空Topic:Inverse Optimal Control from Expert Demonstrations

Chengpu Yu

Beijing Institute of Technology

Abstract：Inverse optimal control aims to recover the cost functions associated with control problems from expert demonstrations, which can be specially applied for the intention identification in a non-cooperative game setting. In this talk, according to different types of dynamical system models and optimal control settings, three inverse optimal control problems are discussed, including inverse linear quadratic optimal control using partial and noisy trajectory data, inverse model predictive control with time-varying or nonlinear systems, and inverse non-cooperative game with heterogeneous multi-agent interactions. These results represent a step toward efficient, reliable, and interpretable behavioral modeling for dynamic systems, providing an alternative to the inverse reinforcement learning.

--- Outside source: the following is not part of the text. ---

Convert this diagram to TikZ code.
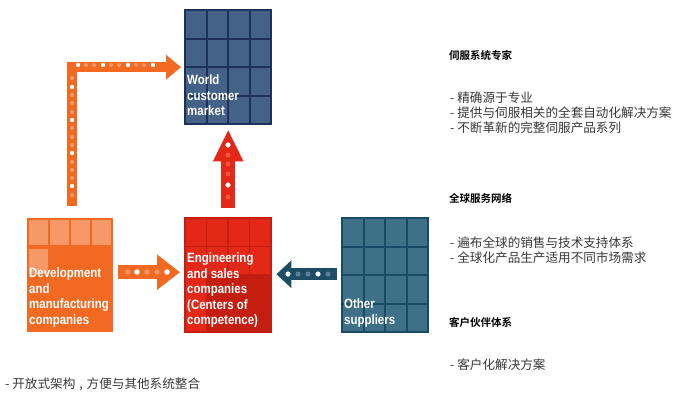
\documentclass[tikz,border=0pt]{standalone}
\usepackage{fontspec}
\setmainfont{Liberation Sans}
\newfontfamily\cnfont{Noto Sans CJK SC}[BoldFont={Noto Sans CJK SC Bold}]
\newfontfamily\boxfont{Liberation Sans Bold}[FakeStretch=0.85]
\usetikzlibrary{arrows.meta}
\definecolor{orng}{RGB}{242,106,34}
\definecolor{orngL}{RGB}{247,152,104}
\definecolor{redA}{RGB}{228,40,24}
\definecolor{redD}{RGB}{196,30,16}
\definecolor{redL}{RGB}{244,84,62}
\definecolor{navyC}{RGB}{68,97,136}
\definecolor{navyL}{RGB}{28,50,92}
\definecolor{tealC}{RGB}{62,112,136}
\definecolor{tealL}{RGB}{24,76,102}
\definecolor{tealA}{RGB}{30,78,102}
\definecolor{tealDot}{RGB}{90,130,150}
\definecolor{txt}{RGB}{55,55,55}
\tikzset{
  boxnode/.style={minimum width=86pt,minimum height=114pt,inner sep=0pt,anchor=north west},
  boxtext/.style={anchor=north west,inner sep=0pt,align=left,text=white,
    font=\boxfont\fontsize{13.5}{15.5}\selectfont},
  head/.style={anchor=west,inner sep=0pt,text=black,font=\cnfont\bfseries\fontsize{10.5}{12}\selectfont},
  bullets/.style={anchor=west,inner sep=0pt,align=left,text=txt,font=\cnfont\fontsize{12.6}{15}\selectfont},
  wdot/.style={fill=white},
}
\begin{document}
\begin{tikzpicture}[x=1pt,y=-1pt]
\useasboundingbox (0,0) rectangle (675,394);
% ---------- boxes ----------
\node[boxnode,fill=navyC] (world) at (185,10) {};
\node[boxnode,fill=orng] (dev) at (27,218) {};
\node[boxnode,fill=redA] (eng) at (185,218) {};
\node[boxnode,fill=tealC] (other) at (342,218) {};
% world grid
\begin{scope}[shift={(world.north west)}]
  \draw[navyL,line width=2pt] (0,0) rectangle (86,114);
  \foreach \i in {1,2,3} \draw[navyL,line width=2pt] (\i*21.5,0) -- (\i*21.5,114);
  \foreach \j in {1,2,3} \draw[navyL,line width=2pt] (0,\j*28.5) -- (86,\j*28.5);
\end{scope}
% other grid
\begin{scope}[shift={(other.north west)}]
  \draw[tealL,line width=2pt] (0,0) rectangle (86,114);
  \foreach \i in {1,2,3} \draw[tealL,line width=2pt] (\i*21.5,0) -- (\i*21.5,114);
  \foreach \j in {1,2,3} \draw[tealL,line width=2pt] (0,\j*28.5) -- (86,\j*28.5);
\end{scope}
% development cells
\begin{scope}[shift={(dev.north west)}]
  \foreach \i in {0,1,2,3} \fill[orngL] (2+\i*21,2) rectangle (21+\i*21,27);
  \fill[orngL] (2,30.5) rectangle (21,55.5);
\end{scope}
% engineering cells
\begin{scope}[shift={(eng.north west)}]
  \fill[redD] (21.5,57) rectangle (86,114);
  \draw[redD,line width=1.5pt] (0,0) rectangle (86,114);
  \foreach \i in {1,2,3} \draw[redD,line width=1.5pt] (\i*21.5,0) -- (\i*21.5,57);
  \foreach \j in {1,2} \draw[redD,line width=1.5pt] (0,\j*28.5) -- (86,\j*28.5);
  \draw[redD,line width=1.5pt] (21.5,57) -- (21.5,114);
\end{scope}
% box texts
\node[boxtext] (worldtxt) at (187,75) {World\\customer\\market};
\node[boxtext] (devtxt) at (29,268) {Development\\and\\manufacturing\\companies};
\node[boxtext] (engtxt) at (187,253) {Engineering\\and sales\\companies\\(Centers of\\competence)};
\node[boxtext] (othertxt) at (344,299) {Other\\suppliers};
% ---------- arrows ----------
% orange L arrow
\draw[orng,line width=10pt,line join=miter,
  -{Triangle[width=24pt,length=15pt]}]
  ([xshift=2pt,yshift=12pt]dev.north) |- ([xshift=-4pt]world.west);
\foreach \x in {86,111,136} \fill[orngL] (\x,65) circle (2pt);
\foreach \x in {94,119,144} \fill[orngL] (\x,65) circle (2pt);
\foreach \x in {78,103,128,153} \fill[wdot] (\x,65) circle (2.2pt);
\foreach \y in {78,95,103,112,128,137,145,162,170,178,195} \fill[orngL] (72,\y) circle (2pt);
\foreach \y in {87,120,153,186} \fill[wdot] (72,\y) circle (2.2pt);
% red up arrow
\draw[redA,line width=14pt,-{Triangle[width=28pt,length=32pt]}]
  ([yshift=10pt]eng.north) -- ([yshift=-5pt]world.south);
\foreach \y in {155,164,174,197} \fill[redL] (228,\y) circle (2.5pt);
\foreach \y in {145,185} \fill[wdot] (228,\y) circle (2.6pt);
% orange right arrow
\draw[orng,line width=14pt,-{Triangle[width=34pt,length=23pt]}]
  ([xshift=5pt,yshift=3pt]dev.east) -- ([xshift=-5pt,yshift=3pt]eng.west);
\foreach \x in {128,147,157} \fill[orngL] (\x,272) circle (2.6pt);
\foreach \x in {137,167} \fill[wdot] (\x,272) circle (2.8pt);
% teal left arrow
\draw[tealA,line width=12pt,-{Triangle[width=27pt,length=15pt]}]
  ([xshift=-5pt,yshift=1pt]other.west) -- ([xshift=5pt,yshift=1pt]eng.east);
\foreach \x in {298,308,328} \fill[tealDot] (\x,274) circle (2.5pt);
\foreach \x in {288,318} \fill[wdot] (\x,274) circle (2.6pt);
% ---------- right-hand text ----------
\node[head] (h1) at (449,55) {伺服系统专家};
\node[bullets] (b1) at (450,112.5) {- 精确源于专业\\- 提供与伺服相关的全套自动化解决方案\\- 不断革新的完整伺服产品系列};
\node[head] (h2) at (449,198) {全球服务网络};
\node[bullets] (b2) at (450,250) {- 遍布全球的销售与技术支持体系\\- 全球化产品生产适用不同市场需求};
\node[head] (h3) at (449,322) {客户伙伴体系};
\node[bullets] (b3) at (450,365) {- 客户化解决方案};
\node[bullets] (b4) at (5,384) {- 开放式架构\makebox[0.9em][c]{,}方便与其他系统整合};
\end{tikzpicture}
\end{document}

Biography：Chengpu Yu received the B. E. and M. E. degrees from the University of Electronic Science and Technology of China, in 2006 and 2009, respectively, and the Ph.D. degree from Nanyang Technological University, Singapore, in 2014. From June 2014 to August 2017, he has been a PostDoc at Delft Center for Systems and Control, The Netherlands. He is currently a professor with School of Automation, Beijing Institute of Technology, China. His research interests include system identification and reinforcement learning.He has authored/co-authored more than 60 journal articles, and two research monographs on system identification. He has received the First Prize in Natural Science from the Chinese Association of Automation and the First Prize in Natural Science from the Ministry of Education in 2022. He is currently serving as associate editors of Control Theory and Technology, Journal of Systems Science and Complexity, and IEEE CSS Conference Editorial Board.

Topic:Intelligent Modeling of Carbon Efficiency in the Sintering Process

Jie Hu

China University of Geosciences

Abstract：The sintering process represents a typical industrial process. This process involves numerous complex characteristics, such as multiple parameters, nonlinearity, and multiple operating conditions, etc. In order to effectively enhance the energy utilization rate of this process, it is necessary to conduct an effective prediction of carbon efficiency. Therefore, a series of carbon efficiency intelligent prediction models based on artificial intelligence algorithms have been proposed. It laid the foundation for achieving energy conservation and emission reduction in the sintering process.

Biography：Jie Hu received the B.S. degree in automation and the Ph.D. degree in control science and engineering from China University of Geosciences, Wuhan, China, in 2015 and 2020, respectively. He was a joint Ph.D. student with the Department of Electrical and Computer Engineering, University of Alberta, Edmonton, AB, Canada, from 2018 to 2020. He was a Post-Doctoral Fellow of control science and engineering, China University of Geosciences, from 2020 to 2022, where he is currently a Professor with the School of Automation. His current research interests include process control, intelligent control, and computational intelligence. He was recipient of the Best Paper Award of the IEEE International Conference on Industrial Technology in 2025 and the Young Researcher Award of the 13th China-Japan International Workshop on Information Technology and Control Applications in 2020.